〈與夢媧一起閱讀零雨《我正前往你》隨記〉13-前~13-後-1-1
13-前
這首〈回返〉無分節分段,但你們想要分成前後兩個部分讀。回返在《我正前往你》詩集裡佔有極大的位子,畢竟它是相對於前往的概念。前往與回返或許並非那麼不一樣的東西,它們有著一致性。本詩前面的部分共七段,詩人自稱與啞口相依為命,不期待有人呼喊,也不打算有回應,而「雨/下在空洞。冷冽/之處。臟器撤離」,雨下著,因為空洞,所以撤離臟器?臟器一旦沒有了,自然是冷冽空洞之處,亦是無期待、呼喊、回應之虛無狀態吧。你以為這幾個句子相當玄乎。下段是邊界的海洋,跟著另一段為:「星空。被記憶左右/而發光」,實際上的星空和記憶裡的星空是不一樣的,記憶之中的或者特別明亮。其後是我們越過圍牆,目睹一切作為,「無善/無惡。心被調換」,在圍牆後方的世界,善惡也不復存在了──沒有善惡,係因被調換過的心的緣故嗎?於是,雨被制止,洪水也改道。而啞口,無語言的風景也會有所變異?
13-前-1
回返──再隔二十幾天吧,在六月中旬,你的另一本小說《傳奇天下與無神年代》即將出版,緊接著去年的第三部《天敵》,是同一系列【大虛空記五部曲】的第四部。你有理由特別偏愛這本小說。這四年以來,你的寫字成績就在這套一百餘萬字武俠上。你個人不無驕傲的認為終究你還是能寫、懂得寫小說的,是能夠確實理解並進行書寫技藝的鍛鍊錘鍊,而不止是賣弄某些靈光和可憐的必將貧乏的才華。你如果有料,只因為你積極而頑固地訓練自己從那些人神一般偉大寫字人的光芒裡偷渡出你黯淡微小的本事。不過如此。偷取者如你,認真謹慎地經營你的魔幻武俠,讓那些世界透過文字亮著,儘可能的發亮著。書寫原來就是重寫,只是你很乾脆的透過此系列標示你正在進行重寫的意圖,毫無遮掩。你重新命名前輩們開拓過發揚過涉足過的龐大小說宇宙。你像是一個可恥的小毛頭無聲而狂妄地指著天地。你冒犯挑戰那些經典文本的結構、意象──而這將成為你的書寫主題。

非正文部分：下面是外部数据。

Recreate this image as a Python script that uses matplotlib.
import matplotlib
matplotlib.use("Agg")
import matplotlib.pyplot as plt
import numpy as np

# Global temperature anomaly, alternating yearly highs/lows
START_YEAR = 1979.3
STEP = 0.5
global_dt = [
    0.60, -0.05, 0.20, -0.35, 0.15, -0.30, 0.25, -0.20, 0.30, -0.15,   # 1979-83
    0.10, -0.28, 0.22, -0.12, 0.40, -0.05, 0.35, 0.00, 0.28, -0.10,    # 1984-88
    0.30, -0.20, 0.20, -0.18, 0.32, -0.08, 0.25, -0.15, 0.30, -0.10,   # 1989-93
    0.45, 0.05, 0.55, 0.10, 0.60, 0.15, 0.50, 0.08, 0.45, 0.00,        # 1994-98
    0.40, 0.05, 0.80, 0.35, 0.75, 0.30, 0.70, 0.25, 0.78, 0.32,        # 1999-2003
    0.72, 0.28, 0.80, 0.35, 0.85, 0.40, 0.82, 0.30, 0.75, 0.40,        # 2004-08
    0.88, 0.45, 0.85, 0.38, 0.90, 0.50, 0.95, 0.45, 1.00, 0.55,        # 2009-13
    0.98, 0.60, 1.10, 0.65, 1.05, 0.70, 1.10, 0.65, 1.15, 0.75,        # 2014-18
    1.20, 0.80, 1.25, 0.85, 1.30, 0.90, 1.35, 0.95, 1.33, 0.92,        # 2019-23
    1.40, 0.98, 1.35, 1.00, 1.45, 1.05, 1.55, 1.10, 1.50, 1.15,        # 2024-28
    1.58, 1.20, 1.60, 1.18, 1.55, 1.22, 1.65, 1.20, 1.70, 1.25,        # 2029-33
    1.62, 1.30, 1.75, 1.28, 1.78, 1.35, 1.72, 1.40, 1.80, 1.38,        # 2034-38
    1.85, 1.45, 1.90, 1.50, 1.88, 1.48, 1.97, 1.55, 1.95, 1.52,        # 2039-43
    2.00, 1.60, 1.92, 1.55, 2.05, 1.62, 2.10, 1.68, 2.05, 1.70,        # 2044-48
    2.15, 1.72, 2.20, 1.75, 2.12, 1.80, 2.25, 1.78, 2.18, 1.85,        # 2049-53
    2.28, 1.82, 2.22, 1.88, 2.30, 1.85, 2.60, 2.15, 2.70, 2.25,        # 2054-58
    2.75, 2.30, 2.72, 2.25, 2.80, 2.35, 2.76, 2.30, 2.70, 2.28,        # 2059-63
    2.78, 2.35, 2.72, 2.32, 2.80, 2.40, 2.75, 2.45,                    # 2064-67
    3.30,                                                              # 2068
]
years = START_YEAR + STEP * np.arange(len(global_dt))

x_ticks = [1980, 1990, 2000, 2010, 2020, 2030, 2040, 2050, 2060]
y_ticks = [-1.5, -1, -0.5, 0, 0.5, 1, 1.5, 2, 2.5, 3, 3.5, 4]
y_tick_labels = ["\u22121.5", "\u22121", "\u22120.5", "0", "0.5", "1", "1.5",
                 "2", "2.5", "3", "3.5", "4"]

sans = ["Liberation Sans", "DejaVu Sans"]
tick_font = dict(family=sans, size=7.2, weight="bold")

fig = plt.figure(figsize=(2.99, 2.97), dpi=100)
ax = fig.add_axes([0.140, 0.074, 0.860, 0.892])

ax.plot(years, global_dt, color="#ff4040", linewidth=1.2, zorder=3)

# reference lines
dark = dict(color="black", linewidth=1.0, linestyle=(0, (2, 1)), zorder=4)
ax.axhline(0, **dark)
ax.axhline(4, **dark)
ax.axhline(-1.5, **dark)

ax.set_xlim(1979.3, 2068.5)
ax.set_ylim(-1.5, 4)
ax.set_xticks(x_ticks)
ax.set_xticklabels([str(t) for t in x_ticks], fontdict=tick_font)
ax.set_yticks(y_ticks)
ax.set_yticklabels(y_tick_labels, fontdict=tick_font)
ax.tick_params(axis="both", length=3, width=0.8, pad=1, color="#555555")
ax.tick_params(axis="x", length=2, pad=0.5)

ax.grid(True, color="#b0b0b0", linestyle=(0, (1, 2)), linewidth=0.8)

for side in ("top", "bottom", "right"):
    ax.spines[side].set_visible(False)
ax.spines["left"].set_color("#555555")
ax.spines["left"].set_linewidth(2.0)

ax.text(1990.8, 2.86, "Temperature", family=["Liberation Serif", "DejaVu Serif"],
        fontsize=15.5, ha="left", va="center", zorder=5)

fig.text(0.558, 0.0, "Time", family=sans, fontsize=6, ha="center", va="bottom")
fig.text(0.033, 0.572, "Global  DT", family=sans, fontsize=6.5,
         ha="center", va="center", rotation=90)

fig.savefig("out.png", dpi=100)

你的重寫並非大江健三郎、董啟章不斷在小中解讀自己或他人的文本,尤其是回過頭去拆解自己的文本,那樣的作法(你的能耐遠遠不及這兩位大小說家),你就只是安置一個江湖時空去醞釀容身那些你認為非讀不可的經典的某些成分,從而開拓出屬於自己的故事。這終究是關乎不自量力與神對決的概念(實際上你正在寫的這些從零雨《我正前往你》的隨記文字也是同樣的作為)。於是,《傳奇天下與無神年代》這一次表面上致敬和重寫的對象為村上春樹的《世界末日與冷酷異境》(當然了,也有人會以為是《1Q84》吧),內容裡則潛伏著駱以軍與董啟章小說的神魔對位與兩人終極之戰的預演,還有《無間道》三部曲的變造,以及《班傑明的奇幻旅程》背反的愛情命運等等……而你將村上春樹原來的雙線敘事(敘事中的敘事,世界末日被包裹在冷酷異境裡)改以自己設計發明的雙向(時間)敘事,把從《天敵》就在玩的環狀敘事徹底地發揮到極致。而環狀書寫(順時與逆時的兩條敘事線)也就是在回返的同時,還不斷地前往時間的盡頭──它其實一直是你對世界的認識與理解,也是你這個人存在的根本動源。
13-後
本詩的第八段,詩人寫著來日並無大難,天色逐漸黯淡,跟著以括弧註解了去日亦不苦多,來和去的概念彼此對應,也幾乎是同樣的事了。第九段則是銀河號啟程,我想要休息,但我啟程回返,銀河號的突然出現,真神奇,啟程和回返也是來去的變造。第十段,她說外星的故鄉,也就是回返外星的故鄉,不用語言,光乍大乍小,指涉此生的豐富和貧乏,滿和匱、大汗小都看似是相反的但實則擁有一致性的神祕語意,最後一句落在我想要,開啟下一段的休息,殘酷的戰鬥繼續,誰站在天秤上方被誰指使,彷若目睹人世的艱難與暴虐,於是作為外星(野)人的詩人興起疲倦之意,想回返天上。最後一段是:「我回返。尋找那人/留下箴言。並且拿回/我的身份證明」,箴言和身份證明相對,你這麼想:後者是神(外星人)的族裔,前者的箴言也就是讓詩人回返的種種情由,亦即是本詩吧。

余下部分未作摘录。